### PROBLEM TO WORK ON
Leaving out the pictures, retype all the material exactly.

### INFORMATION SUPPLIED
▼

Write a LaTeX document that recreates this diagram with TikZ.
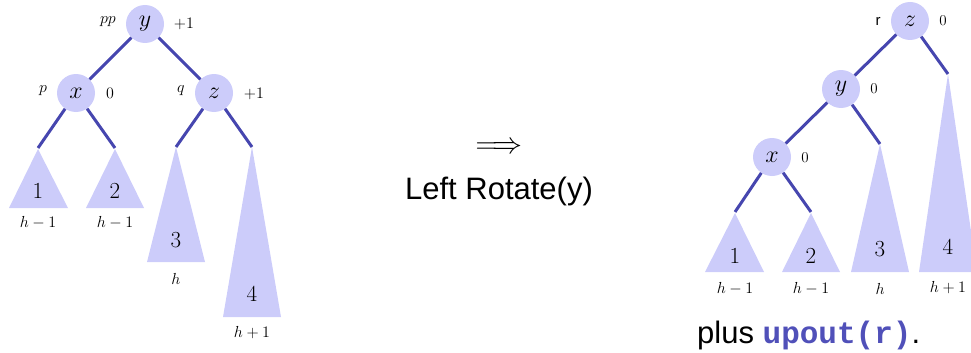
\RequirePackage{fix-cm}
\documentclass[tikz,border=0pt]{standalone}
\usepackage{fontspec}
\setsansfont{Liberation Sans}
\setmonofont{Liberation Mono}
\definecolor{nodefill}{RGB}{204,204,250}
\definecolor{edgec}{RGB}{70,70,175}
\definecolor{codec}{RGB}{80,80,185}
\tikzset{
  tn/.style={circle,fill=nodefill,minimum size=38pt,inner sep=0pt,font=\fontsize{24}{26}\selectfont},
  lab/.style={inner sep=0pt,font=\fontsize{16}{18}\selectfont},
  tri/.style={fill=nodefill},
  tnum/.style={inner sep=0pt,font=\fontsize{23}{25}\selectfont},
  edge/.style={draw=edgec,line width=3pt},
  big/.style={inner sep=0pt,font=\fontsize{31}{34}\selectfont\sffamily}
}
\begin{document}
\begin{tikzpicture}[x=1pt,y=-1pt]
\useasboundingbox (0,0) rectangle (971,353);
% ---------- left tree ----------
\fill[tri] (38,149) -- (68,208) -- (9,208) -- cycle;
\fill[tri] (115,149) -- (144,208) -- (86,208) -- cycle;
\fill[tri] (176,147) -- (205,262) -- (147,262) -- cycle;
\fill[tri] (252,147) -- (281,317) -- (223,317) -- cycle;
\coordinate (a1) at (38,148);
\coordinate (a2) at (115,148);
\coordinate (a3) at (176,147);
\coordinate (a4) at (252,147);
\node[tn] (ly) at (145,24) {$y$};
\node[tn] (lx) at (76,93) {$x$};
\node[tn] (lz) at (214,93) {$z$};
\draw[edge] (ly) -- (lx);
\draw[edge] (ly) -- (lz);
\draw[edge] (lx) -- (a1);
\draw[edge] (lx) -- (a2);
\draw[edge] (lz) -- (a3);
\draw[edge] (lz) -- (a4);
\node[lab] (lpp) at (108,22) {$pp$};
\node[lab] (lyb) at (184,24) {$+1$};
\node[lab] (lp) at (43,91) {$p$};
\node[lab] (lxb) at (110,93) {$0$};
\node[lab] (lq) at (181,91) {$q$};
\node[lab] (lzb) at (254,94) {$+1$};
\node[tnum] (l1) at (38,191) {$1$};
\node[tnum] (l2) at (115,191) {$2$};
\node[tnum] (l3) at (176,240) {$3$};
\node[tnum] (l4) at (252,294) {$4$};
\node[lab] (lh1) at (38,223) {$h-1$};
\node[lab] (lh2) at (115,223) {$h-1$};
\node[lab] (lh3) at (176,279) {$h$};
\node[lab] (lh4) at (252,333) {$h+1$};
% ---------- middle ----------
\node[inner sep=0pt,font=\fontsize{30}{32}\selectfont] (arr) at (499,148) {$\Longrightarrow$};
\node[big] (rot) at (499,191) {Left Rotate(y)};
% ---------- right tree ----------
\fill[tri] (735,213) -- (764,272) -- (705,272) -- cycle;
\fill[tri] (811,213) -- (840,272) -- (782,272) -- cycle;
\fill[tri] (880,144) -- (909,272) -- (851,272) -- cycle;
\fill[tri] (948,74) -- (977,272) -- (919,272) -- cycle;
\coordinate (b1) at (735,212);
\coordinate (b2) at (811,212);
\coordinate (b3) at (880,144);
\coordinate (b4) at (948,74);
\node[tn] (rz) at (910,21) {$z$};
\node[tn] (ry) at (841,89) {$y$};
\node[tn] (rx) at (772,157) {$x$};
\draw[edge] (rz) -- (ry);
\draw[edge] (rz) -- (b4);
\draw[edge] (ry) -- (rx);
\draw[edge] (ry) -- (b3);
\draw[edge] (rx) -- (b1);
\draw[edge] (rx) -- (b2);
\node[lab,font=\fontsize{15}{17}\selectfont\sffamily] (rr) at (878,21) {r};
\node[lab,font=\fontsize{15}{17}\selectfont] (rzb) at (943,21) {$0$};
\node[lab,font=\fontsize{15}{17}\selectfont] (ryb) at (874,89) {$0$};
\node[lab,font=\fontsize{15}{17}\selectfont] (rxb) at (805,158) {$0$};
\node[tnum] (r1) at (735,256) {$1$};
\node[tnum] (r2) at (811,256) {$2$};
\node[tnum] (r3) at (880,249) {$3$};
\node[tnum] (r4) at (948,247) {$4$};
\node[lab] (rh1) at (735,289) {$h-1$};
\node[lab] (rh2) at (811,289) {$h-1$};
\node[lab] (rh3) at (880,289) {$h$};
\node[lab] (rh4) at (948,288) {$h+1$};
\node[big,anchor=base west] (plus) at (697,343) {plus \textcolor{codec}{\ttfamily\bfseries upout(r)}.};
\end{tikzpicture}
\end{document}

▲

### COMPLETED EXERCISE
Write a LaTeX document that recreates this diagram with TikZ.
\RequirePackage{fix-cm}
\documentclass[tikz,border=0pt]{standalone}
\usepackage{fontspec}
\setsansfont{Liberation Sans}
\setmonofont{Liberation Mono}
\definecolor{nodefill}{RGB}{204,204,250}
\definecolor{edgec}{RGB}{70,70,175}
\definecolor{codec}{RGB}{80,80,185}
\tikzset{
  tn/.style={circle,fill=nodefill,minimum size=38pt,inner sep=0pt,font=\fontsize{24}{26}\selectfont},
  lab/.style={inner sep=0pt,font=\fontsize{16}{18}\selectfont},
  tri/.style={fill=nodefill},
  tnum/.style={inner sep=0pt,font=\fontsize{23}{25}\selectfont},
  edge/.style={draw=edgec,line width=3pt},
  big/.style={inner sep=0pt,font=\fontsize{31}{34}\selectfont\sffamily}
}
\begin{document}
\begin{tikzpicture}[x=1pt,y=-1pt]
\useasboundingbox (0,0) rectangle (971,353);
% ---------- left tree ----------
\fill[tri] (38,149) -- (68,208) -- (9,208) -- cycle;
\fill[tri] (115,149) -- (144,208) -- (86,208) -- cycle;
\fill[tri] (176,147) -- (205,262) -- (147,262) -- cycle;
\fill[tri] (252,147) -- (281,317) -- (223,317) -- cycle;
\coordinate (a1) at (38,148);
\coordinate (a2) at (115,148);
\coordinate (a3) at (176,147);
\coordinate (a4) at (252,147);
\node[tn] (ly) at (145,24) {$y$};
\node[tn] (lx) at (76,93) {$x$};
\node[tn] (lz) at (214,93) {$z$};
\draw[edge] (ly) -- (lx);
\draw[edge] (ly) -- (lz);
\draw[edge] (lx) -- (a1);
\draw[edge] (lx) -- (a2);
\draw[edge] (lz) -- (a3);
\draw[edge] (lz) -- (a4);
\node[lab] (lpp) at (108,22) {$pp$};
\node[lab] (lyb) at (184,24) {$+1$};
\node[lab] (lp) at (43,91) {$p$};
\node[lab] (lxb) at (110,93) {$0$};
\node[lab] (lq) at (181,91) {$q$};
\node[lab] (lzb) at (254,94) {$+1$};
\node[tnum] (l1) at (38,191) {$1$};
\node[tnum] (l2) at (115,191) {$2$};
\node[tnum] (l3) at (176,240) {$3$};
\node[tnum] (l4) at (252,294) {$4$};
\node[lab] (lh1) at (38,223) {$h-1$};
\node[lab] (lh2) at (115,223) {$h-1$};
\node[lab] (lh3) at (176,279) {$h$};
\node[lab] (lh4) at (252,333) {$h+1$};
% ---------- middle ----------
\node[inner sep=0pt,font=\fontsize{30}{32}\selectfont] (arr) at (499,148) {$\Longrightarrow$};
\node[big] (rot) at (499,191) {Left Rotate(y)};
% ---------- right tree ----------
\fill[tri] (735,213) -- (764,272) -- (705,272) -- cycle;
\fill[tri] (811,213) -- (840,272) -- (782,272) -- cycle;
\fill[tri] (880,144) -- (909,272) -- (851,272) -- cycle;
\fill[tri] (948,74) -- (977,272) -- (919,272) -- cycle;
\coordinate (b1) at (735,212);
\coordinate (b2) at (811,212);
\coordinate (b3) at (880,144);
\coordinate (b4) at (948,74);
\node[tn] (rz) at (910,21) {$z$};
\node[tn] (ry) at (841,89) {$y$};
\node[tn] (rx) at (772,157) {$x$};
\draw[edge] (rz) -- (ry);
\draw[edge] (rz) -- (b4);
\draw[edge] (ry) -- (rx);
\draw[edge] (ry) -- (b3);
\draw[edge] (rx) -- (b1);
\draw[edge] (rx) -- (b2);
\node[lab,font=\fontsize{15}{17}\selectfont\sffamily] (rr) at (878,21) {r};
\node[lab,font=\fontsize{15}{17}\selectfont] (rzb) at (943,21) {$0$};
\node[lab,font=\fontsize{15}{17}\selectfont] (ryb) at (874,89) {$0$};
\node[lab,font=\fontsize{15}{17}\selectfont] (rxb) at (805,158) {$0$};
\node[tnum] (r1) at (735,256) {$1$};
\node[tnum] (r2) at (811,256) {$2$};
\node[tnum] (r3) at (880,249) {$3$};
\node[tnum] (r4) at (948,247) {$4$};
\node[lab] (rh1) at (735,289) {$h-1$};
\node[lab] (rh2) at (811,289) {$h-1$};
\node[lab] (rh3) at (880,289) {$h$};
\node[lab] (rh4) at (948,288) {$h+1$};
\node[big,anchor=base west] (plus) at (697,343) {plus \textcolor{codec}{\ttfamily\bfseries upout(r)}.};
\end{tikzpicture}
\end{document}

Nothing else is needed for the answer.